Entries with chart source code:
== == ==
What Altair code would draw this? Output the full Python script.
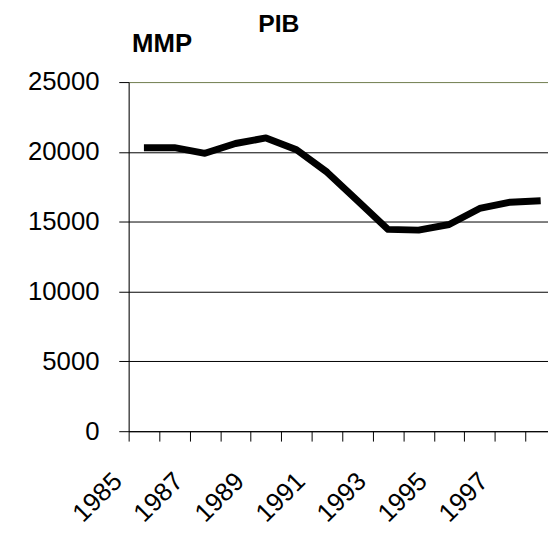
import altair as alt
import pandas as pd

years = [1985, 1986, 1987, 1988, 1989, 1990, 1991, 1992, 1993, 1994, 1995, 1996, 1997, 1998]
pib = [20300, 20300, 19900, 20600, 21000, 20150, 18550, 16500, 14450, 14400, 14800, 15950, 16400, 16500]
y_ticks = [0, 5000, 10000, 15000, 20000, 25000]
x_tick_marks = [y - 0.5 for y in years]
x_labels = [1985, 1987, 1989, 1991, 1993, 1995, 1997]

df = pd.DataFrame({"year": years, "pib": pib})

FONT = "Liberation Sans"

chart = alt.Chart(df).mark_line(color="black", strokeWidth=7, strokeJoin="round").encode(
    x=alt.X(
        "year:Q",
        scale=alt.Scale(domain=[1984.5, 1998.24], nice=False, zero=False),
        axis=alt.Axis(
            values=x_tick_marks + x_labels,
            labelExpr="datum.value % 1 == 0 ? '' + datum.value : ''",
            tickOpacity={"condition": {"test": "datum.value % 1 == 0", "value": 0}, "value": 1},
            grid=False,
            title=None,
            domainColor="black",
            tickColor="black",
            tickSize=10,
            labelAngle=-45,
            labelAlign="right",
            labelBaseline="top",
            labelOffset=-36,
            labelPadding=27,
            labelOverlap=False,
            labelFlush=False,
            labelFont=FONT,
            labelFontSize=26,
            labelColor="black",
        ),
    ),
    y=alt.Y(
        "pib:Q",
        scale=alt.Scale(domain=[0, 25000], nice=False),
        axis=alt.Axis(
            values=y_ticks,
            format="d",
            grid=True,
            gridColor={"condition": {"test": "datum.value == 25000", "value": "#737f52"}, "value": "black"},
            gridWidth=1,
            domainColor="black",
            tickColor="black",
            tickSize=10,
            labelPadding=20,
            labelFont=FONT,
            labelFontSize=26,
            labelColor="black",
            title="MMP",
            titleAngle=0,
            titleAlign="left",
            titleBaseline="alphabetic",
            titleX=3,
            titleY=-31,
            titleFont=FONT,
            titleFontSize=26,
            titleFontWeight="bold",
            titleColor="black",
        ),
    ),
).properties(
    width=424,
    height=353,
    padding={"left": 19, "top": 1, "right": 0, "bottom": 0},
    title=alt.TitleParams(
        text="PIB",
        anchor="start",
        frame="group",
        dx=131,
        font=FONT,
        fontSize=25,
        fontWeight="bold",
        color="black",
        offset=-6,
    ),
).configure_view(stroke=None).configure(background="white")

chart.save("out.html", embed_options={"renderer": "svg", "actions": False})
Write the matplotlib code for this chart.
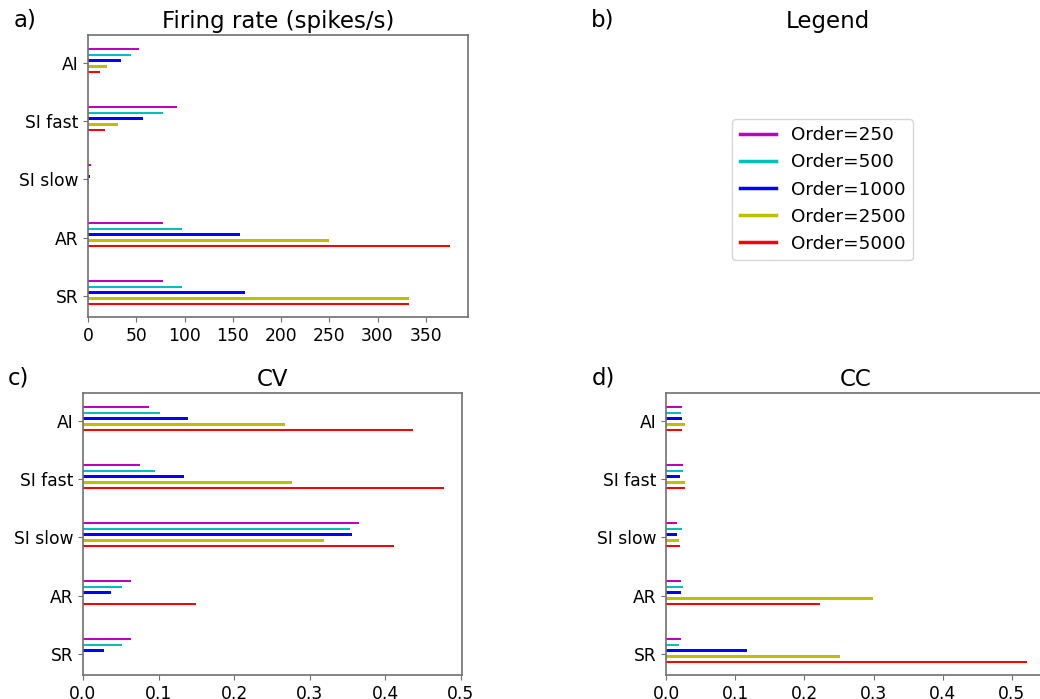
== == ==
> [Task description] Strip out the pictures and quote the remaining data word for word.

> [Task response]
What Altair code would draw this? Output the full Python script.
import altair as alt
import pandas as pd

years = [1985, 1986, 1987, 1988, 1989, 1990, 1991, 1992, 1993, 1994, 1995, 1996, 1997, 1998]
pib = [20300, 20300, 19900, 20600, 21000, 20150, 18550, 16500, 14450, 14400, 14800, 15950, 16400, 16500]
y_ticks = [0, 5000, 10000, 15000, 20000, 25000]
x_tick_marks = [y - 0.5 for y in years]
x_labels = [1985, 1987, 1989, 1991, 1993, 1995, 1997]

df = pd.DataFrame({"year": years, "pib": pib})

FONT = "Liberation Sans"

chart = alt.Chart(df).mark_line(color="black", strokeWidth=7, strokeJoin="round").encode(
    x=alt.X(
        "year:Q",
        scale=alt.Scale(domain=[1984.5, 1998.24], nice=False, zero=False),
        axis=alt.Axis(
            values=x_tick_marks + x_labels,
            labelExpr="datum.value % 1 == 0 ? '' + datum.value : ''",
            tickOpacity={"condition": {"test": "datum.value % 1 == 0", "value": 0}, "value": 1},
            grid=False,
            title=None,
            domainColor="black",
            tickColor="black",
            tickSize=10,
            labelAngle=-45,
            labelAlign="right",
            labelBaseline="top",
            labelOffset=-36,
            labelPadding=27,
            labelOverlap=False,
            labelFlush=False,
            labelFont=FONT,
            labelFontSize=26,
            labelColor="black",
        ),
    ),
    y=alt.Y(
        "pib:Q",
        scale=alt.Scale(domain=[0, 25000], nice=False),
        axis=alt.Axis(
            values=y_ticks,
            format="d",
            grid=True,
            gridColor={"condition": {"test": "datum.value == 25000", "value": "#737f52"}, "value": "black"},
            gridWidth=1,
            domainColor="black",
            tickColor="black",
            tickSize=10,
            labelPadding=20,
            labelFont=FONT,
            labelFontSize=26,
            labelColor="black",
            title="MMP",
            titleAngle=0,
            titleAlign="left",
            titleBaseline="alphabetic",
            titleX=3,
            titleY=-31,
            titleFont=FONT,
            titleFontSize=26,
            titleFontWeight="bold",
            titleColor="black",
        ),
    ),
).properties(
    width=424,
    height=353,
    padding={"left": 19, "top": 1, "right": 0, "bottom": 0},
    title=alt.TitleParams(
        text="PIB",
        anchor="start",
        frame="group",
        dx=131,
        font=FONT,
        fontSize=25,
        fontWeight="bold",
        color="black",
        offset=-6,
    ),
).configure_view(stroke=None).configure(background="white")

chart.save("out.html", embed_options={"renderer": "svg", "actions": False})
Write the matplotlib code for this chart.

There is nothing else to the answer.